By Sabina Mollot
As part of the construction of the new management office in Stuyvesant Town, four buildings on First Avenue had their power shut down for a day. The power shutdown for buildings 276 and 278 First Avenue on Thursday, April 3 and at 272 and 274 First Avenue on Tuesday, April 8 was announced ahead of time by CWCapital in a notice to affected residents. The reason, management explained, was to upgrade the electrical switchboard in the buildings. In the notice residents were warned to “prepare for the loss of power” by shutting off unnecessary appliances and keeping their refrigerators closed from 9 a.m. to 6 p.m. The power shutdown also affected elevators, though emergency hall lights remained on and a Public Safety officer was stationed at the building sites.

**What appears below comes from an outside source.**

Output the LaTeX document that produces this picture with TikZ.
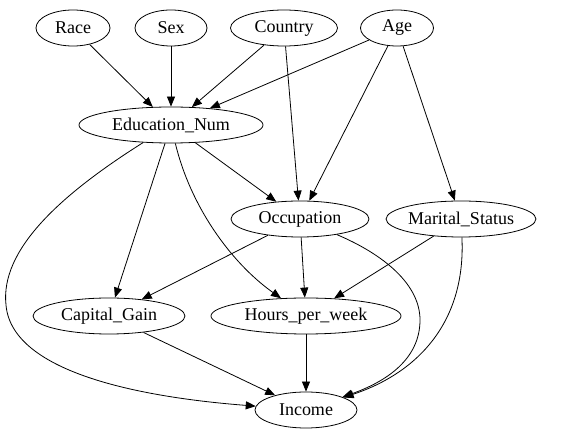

As expected, the shutdown didn’t last beyond the scheduled time. However, the residents who were personally impacted by the work were naturally not happy about having to spend the day in the dark.

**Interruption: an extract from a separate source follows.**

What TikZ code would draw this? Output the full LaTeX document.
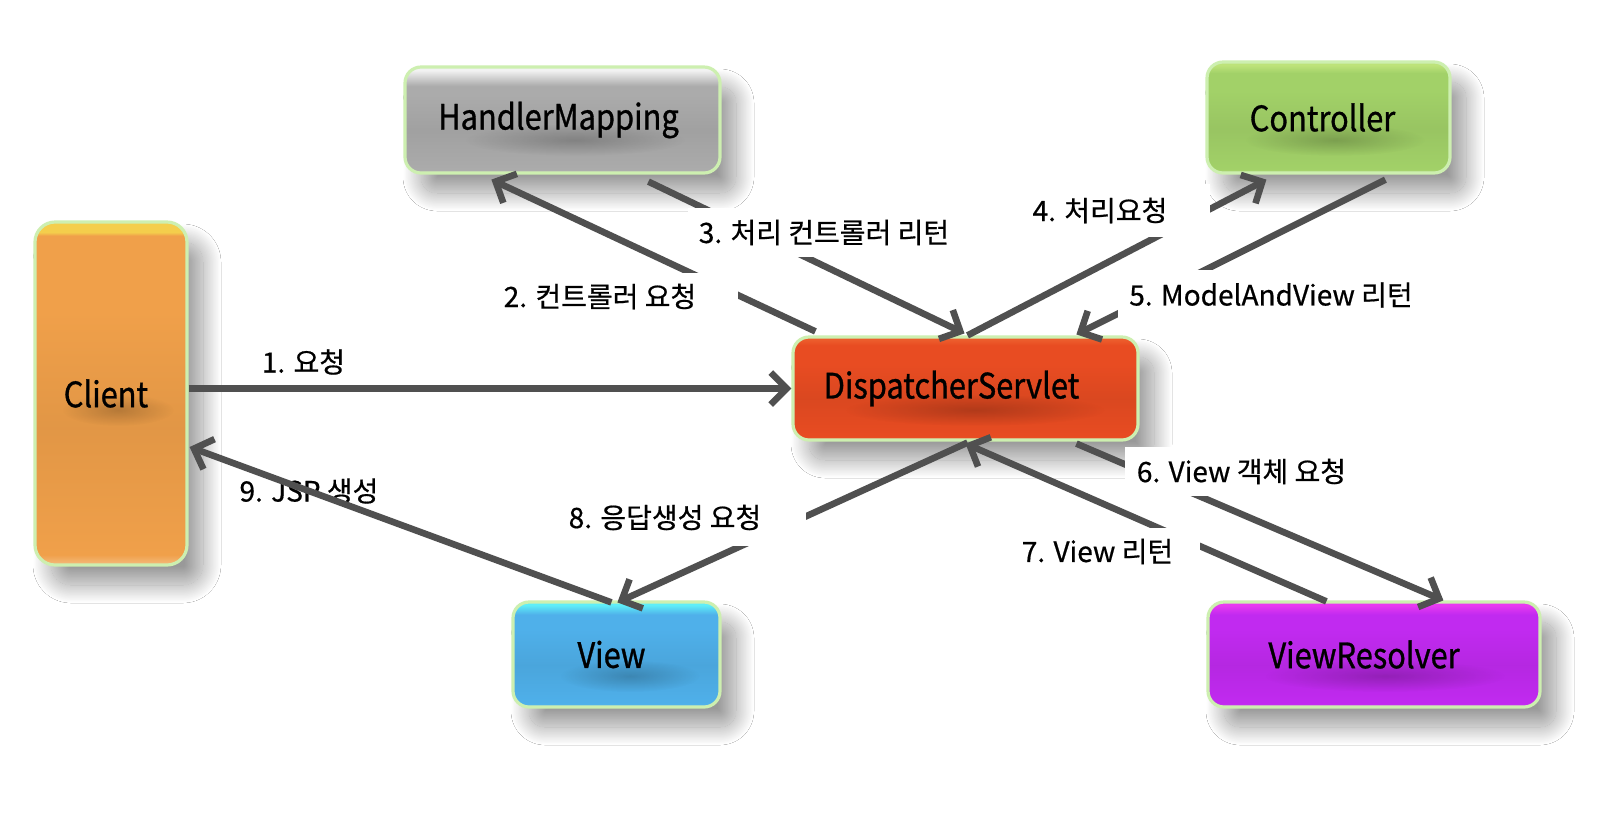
\documentclass[tikz,border=0pt]{standalone}
\usepackage{fontspec}
\setmainfont{Noto Sans CJK KR}[FakeBold=0.6]
\newfontfamily\boxfont{Noto Sans CJK KR}[FakeStretch=0.88,FakeBold=0.9]
\usetikzlibrary{arrows.meta,calc,shadows.blur,fadings}

% box colours
\definecolor{hmgray}{HTML}{ABABAB}
\definecolor{ctrlgreen}{HTML}{A2D168}
\definecolor{ctrltop}{HTML}{BDE37A}
\definecolor{clientorange}{HTML}{F0A04A}
\definecolor{clienttop}{HTML}{F4CE4C}
\definecolor{dsred}{HTML}{E84C22}
\definecolor{dstop}{HTML}{EC5C2C}
\definecolor{vrpurple}{HTML}{C12AF0}
\definecolor{vrtop}{HTML}{E83AF0}
\definecolor{viewblue}{HTML}{4FB0EA}
\definecolor{viewtop}{HTML}{5EEEF8}
\definecolor{glow}{HTML}{CDEFB0}
\definecolor{arrowgray}{HTML}{505050}

% glossy vertical shading: #1 name, #2 base, #3 top band colour, #4 start of top band (bp)
\newcommand\glossshade[4]{%
  \pgfdeclareverticalshading{#1}{100bp}{%
    color(0bp)=(#2!70!white); color(25bp)=(#2!70!white); color(26.5bp)=(#2);
    color(45bp)=(#2!94!black); color(62bp)=(#2); color(#4)=(#2); color(73.5bp)=(#3);
    color(75bp)=(#3); color(100bp)=(#3)}}
\glossshade{hmsh}{hmgray}{white!85!hmgray}{66bp}
\glossshade{ctrlsh}{ctrlgreen}{ctrltop}{70bp}
\glossshade{clientsh}{clientorange}{clienttop}{73bp}
\glossshade{dssh}{dsred}{dstop}{71bp}
\glossshade{vrsh}{vrpurple}{vrtop}{69bp}
\glossshade{viewsh}{viewblue}{viewtop}{69bp}

% radial fading for the soft patches
\tikzfading[name=softspot, inner color=transparent!0, outer color=transparent!100]
% soft dark patch under a box caption: centre, half width, half height
\newcommand\smudge[3]{\fill[black, opacity=0.2, path fading=softspot] #1 ellipse [x radius=#2, y radius=#3];}

\tikzset{
  box/.style={shade, rounded corners=8pt, draw=glow, line width=1.6pt, inner sep=0pt,
    text=black, font=\boxfont\fontsize{17.5}{20}\selectfont,
    blur shadow={shadow xshift=8pt, shadow yshift=-10pt, shadow blur radius=9pt,
      shadow blur steps=40, shadow opacity=40}},
  flow/.style={draw=arrowgray, line width=3.3pt, -{Straight Barb[length=8pt,width=16pt]}},
  lbl/.style={fill=white, inner sep=0pt, text=black, font=\fontsize{14}{17}\selectfont},
  plainlbl/.style={inner sep=0pt, text=black, font=\fontsize{14}{17}\selectfont},
}

\begin{document}
\begin{tikzpicture}[x=0.5pt,y=-0.5pt]
\useasboundingbox[fill=white] (0,0) rectangle (1610,816);

% components
\node[box, shading=hmsh, minimum width=157.5pt, minimum height=53pt] (hm) at (562.5,120) {HandlerMapping\hspace*{4pt}};
\node[box, shading=ctrlsh, minimum width=121.5pt, minimum height=55.5pt] (ctrl) at (1328.5,117.5) {Controller\hspace*{6pt}};
\node[box, shading=clientsh, rounded corners=10pt, minimum width=76pt, minimum height=171.5pt] (client) at (111,393.5) {Client\hspace*{5pt}};
\node[box, shading=dssh, minimum width=172.5pt, minimum height=51.5pt] (ds) at (965.5,388.5) {DispatcherServlet\hspace*{14pt}};
\node[box, shading=vrsh, minimum width=166pt, minimum height=52.5pt] (vr) at (1374,654.5) {ViewResolver\hspace*{10pt}};
\node[box, shading=viewsh, minimum width=103.5pt, minimum height=52.5pt] (view) at (616.5,654.5) {View\hspace*{5pt}};

% darker patches below the captions
\smudge{(575,140)}{55pt}{8pt}
\smudge{(1335,140)}{45pt}{8pt}
\smudge{(118,410)}{28pt}{8pt}
\smudge{(975,410)}{65pt}{8pt}
\smudge{(1385,676)}{60pt}{8pt}
\smudge{(630,676)}{35pt}{8pt}

% label that the return connector crosses
\node[plainlbl] (l9) at (309,491) {9. JSP 생성};

% request flow
\draw[flow] (client.east |- ds.west) -- (ds.west);
\draw[flow] ($(ds.north west)+(24,-4)$) -- ($(hm.south west)+(88,5)$);
\draw[flow] ($(hm.south west)+(245,7)$) -- ($(ds.north)+(-1,-2)$);
\draw[flow] ($(ds.north)+(2,0)$) -- ($(ctrl.south west)+(61,5)$);
\draw[flow] ($(ctrl.south west)+(180,5)$) -- ($(ds.north west)+(285,-1)$);
\draw[flow] ($(ds.south west)+(285,2)$) -- ($(vr.north west)+(237,0)$);
\draw[flow] ($(vr.north west)+(120,1)$) -- ($(ds.south)+(0,2)$);
\draw[flow] ($(ds.south)+(2,1)$) -- ($(view.north west)+(106,2)$);
\draw[flow] ($(view.north west)+(100,2)$) -- ($(client.east)+(1,53.5)$);

% step labels
\node[plainlbl] (l1) at (303.5,362) {1. 요청};
\node[lbl, minimum width=138pt, minimum height=23.5pt] (l2) at (600,296.5) {2. 컨트롤러 요청};
\node[lbl, minimum width=136pt, minimum height=24.5pt] (l3) at (824,232.5) {3. 처리 컨트롤러 리턴};
\node[lbl, minimum width=110pt, minimum height=26.5pt] (l4) at (1100,210.5) {4. 처리요청};
\node[lbl, minimum width=153pt, minimum height=25pt] (l5) at (1271,295) {5. ModelAndView 리턴};
\node[lbl, minimum width=116.5pt, minimum height=24.5pt] (l6) at (1241.5,471.5) {6. View 객체 요청};
\node[lbl, minimum width=102.5pt, minimum height=23.5pt] (l7) at (1097.5,551.5) {7. View 리턴};
\node[lbl, minimum width=141pt, minimum height=28.5pt] (l8) at (665,517.5) {8. 응답생성 요청};
\end{tikzpicture}
\end{document}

One resident, Beth Torin, told T&V, “The power shutdown at 276 was not only a major inconvenience but dangerous as our intercom was knocked out for Thursday and most of Friday.” She added that her cable, internet and phone “crashed” due to a power surge “with sparks burning out the cable box.”
Mark Thompson, who also lives in one of the buildings, said he thought the shutdown should have been handled differently. “While the work was necessary it was wrong for management to shut down electricity to tenants – many of them elderly – and force them to simply sit there without electricity for an entire day,” he said.

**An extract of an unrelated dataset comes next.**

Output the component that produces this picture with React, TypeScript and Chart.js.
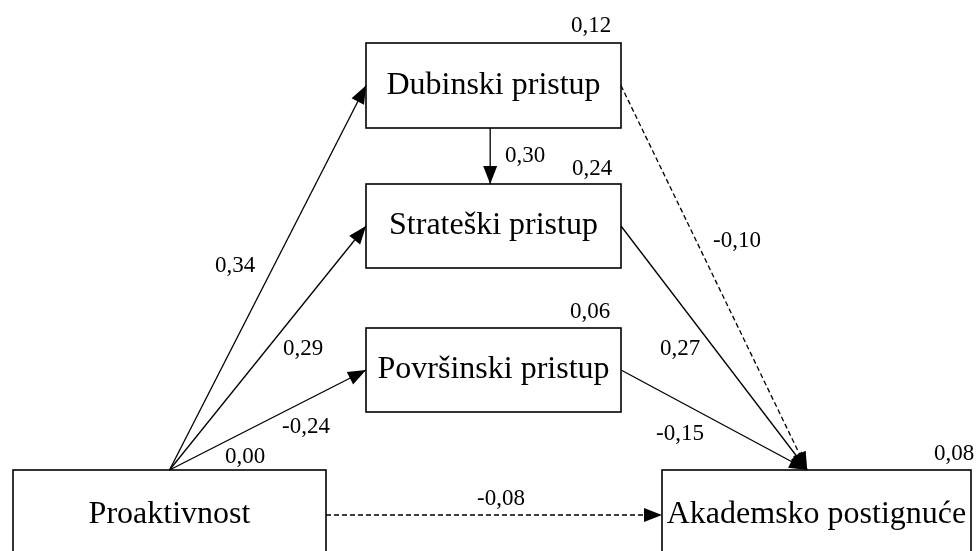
import React, { useEffect, useRef } from "react";
import { Chart, registerables } from "chart.js";

Chart.register(...registerables);

// ---------- data ----------
const nodeNames = [
  "Proaktivnost",
  "Dubinski pristup",
  "Strateški pristup",
  "Površinski pristup",
  "Akademsko postignuće",
];
const nodeR2 = ["0,00", "0,12", "0,24", "0,06", "0,08"];

const pathFrom = [0, 0, 0, 1, 1, 2, 3, 0];
const pathTo = [1, 2, 3, 2, 4, 4, 4, 4];
const pathCoef = ["0,34", "0,29", "-0,24", "0,30", "-0,10", "0,27", "-0,15", "-0,08"];
const pathDashed = [false, false, false, false, true, false, false, true];

// ---------- layout (chart units; axes span the canvas) ----------
const W = 979;
const H = 551;
// left, top, right, bottom
const nodeBox = [
  [13, 470, 326, 560],
  [366, 43, 621, 128],
  [366, 184, 621, 268],
  [366, 328, 621, 412],
  [662, 470, 971, 560],
];
const pathFromSide = ["top", "top", "top", "bottom", "right", "right", "right", "right"];
const pathToSide = ["left", "left", "left", "top", "top", "top", "top", "left"];
const pathFromFrac = [0.5, 0.5, 0.5, 0.487, 0.5, 0.5, 0.5, 0.5];
const pathToFrac = [0.5, 0.5, 0.5, 0.487, 0.47, 0.47, 0.47, 0.5];
// label left x, baseline y
const coefPos = [
  [215, 272],
  [283, 355],
  [282, 433],
  [505, 162],
  [713, 247],
  [660, 355],
  [656, 440],
  [477, 505],
];
const r2Pos = [
  [225, 463],
  [571, 32],
  [572, 175],
  [570, 318],
  [934, 460],
];

const SERIF = '"Liberation Serif", "Times New Roman", Times, serif';

function anchor(i: number, side: string, frac: number) {
  const [l, t, r, b] = nodeBox[i];
  if (side === "top") return { x: l + (r - l) * frac, y: t };
  if (side === "bottom") return { x: l + (r - l) * frac, y: b };
  if (side === "left") return { x: l, y: t + (b - t) * frac };
  return { x: r, y: t + (b - t) * frac };
}

const diagramPlugin = {
  id: "pathDiagram",
  afterDatasetsDraw(chart: any) {
    const ctx = chart.ctx;
    const xs = chart.scales.x;
    const ys = chart.scales.y;
    ctx.save();
    // boxes
    ctx.strokeStyle = "#000";
    ctx.lineWidth = 1.6;
    nodeBox.forEach((bx, i) => {
      const x0 = xs.getPixelForValue(bx[0]);
      const x1 = xs.getPixelForValue(bx[2]);
      const y0 = ys.getPixelForValue(bx[1]);
      const y1 = ys.getPixelForValue(bx[3]);
      ctx.strokeRect(x0, y0, x1 - x0, y1 - y0);
      ctx.fillStyle = "#000";
      ctx.font = `32px ${SERIF}`;
      ctx.textAlign = "center";
      ctx.textBaseline = "alphabetic";
      ctx.fillText(nodeNames[i], (x0 + x1) / 2, (y0 + y1) / 2 + 8);
      ctx.font = `23px ${SERIF}`;
      ctx.textAlign = "left";
      ctx.fillText(
        nodeR2[i],
        xs.getPixelForValue(r2Pos[i][0]),
        ys.getPixelForValue(r2Pos[i][1])
      );
    });
    // arrowheads + coefficients
    pathCoef.forEach((c, i) => {
      const meta = chart.getDatasetMeta(i);
      const p0 = meta.data[0];
      const p1 = meta.data[1];
      const ang = Math.atan2(p1.y - p0.y, p1.x - p0.x);
      const len = 18;
      const hw = 7;
      ctx.beginPath();
      ctx.moveTo(p1.x, p1.y);
      ctx.lineTo(
        p1.x - len * Math.cos(ang) + hw * Math.sin(ang),
        p1.y - len * Math.sin(ang) - hw * Math.cos(ang)
      );
      ctx.lineTo(
        p1.x - len * Math.cos(ang) - hw * Math.sin(ang),
        p1.y - len * Math.sin(ang) + hw * Math.cos(ang)
      );
      ctx.closePath();
      ctx.fillStyle = "#000";
      ctx.fill();
      ctx.font = `23px ${SERIF}`;
      ctx.textAlign = "left";
      ctx.textBaseline = "alphabetic";
      ctx.fillText(
        c,
        xs.getPixelForValue(coefPos[i][0]),
        ys.getPixelForValue(coefPos[i][1])
      );
    });
    ctx.restore();
  },
};

export default function App() {
  const ref = useRef<HTMLCanvasElement | null>(null);
  useEffect(() => {
    if (!ref.current) return;
    const datasets = pathFrom.map((f, i) => ({
      label: pathCoef[i],
      data: [
        anchor(f, pathFromSide[i], pathFromFrac[i]),
        anchor(pathTo[i], pathToSide[i], pathToFrac[i]),
      ],
      showLine: true,
      borderColor: "#000",
      borderWidth: 1.3,
      borderDash: pathDashed[i] ? [5, 3] : [],
      pointRadius: 0,
      fill: false,
    }));
    const chart = new Chart(ref.current, {
      type: "scatter",
      data: { datasets },
      options: {
        animation: false,
        responsive: false,
        maintainAspectRatio: false,
        devicePixelRatio: 1,
        layout: { padding: 0 },
        scales: {
          x: { type: "linear", min: 0, max: W, display: false },
          y: { type: "linear", min: 0, max: H, reverse: true, display: false },
        },
        plugins: { legend: { display: false }, tooltip: { enabled: false } },
        events: [],
      },
      plugins: [diagramPlugin],
    } as any);
    return () => chart.destroy();
  }, []);
  return (
    <div style={{ position: "absolute", left: 0, top: 0, width: W, height: H, background: "#fff" }}>
      <canvas ref={ref} width={W} height={H} style={{ width: W, height: H, display: "block" }} />
    </div>
  );
}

Thompson also wondered why management didn’t just rent a generator. “It would have been safer and more humane,” he said, adding, “It’s time to stop abusing people.”
That sentiment was shared by Council Member Dan Garodnick, who said he thought residents should be reimbursed for any food that went bad in their fridges as a result of the loss of power.
“It is not a good practice to shut off power in individual units for non-emergency work,” said Garodnick, “without offering people a way to recover things they will inevitably lose.”
The City Council member also said, in a letter to CWCapital Asset Management Vice President Andrew MacArthur, that he thought management should abate rents in those apartments for the day as well as compensate them for food.
“Please advise residents how they should document any losses, such as with photographs and/or receipts,” he wrote last Wednesday, a day before the scheduled work.
In response to the letter, a Brian Moriarty, a rep for CWCapital said management understood the concerns, but, he added, the work was necessary.
“We tried to mitigate the disruption by arranging for temporary power to keep elevators and common area lights operating,” Moriarty told T&V.
“We also provided a week’s notice so residents could plan accordingly. We were only contacted by a small handful of residents who had special needs and we worked with those residents to make appropriate accommodations.”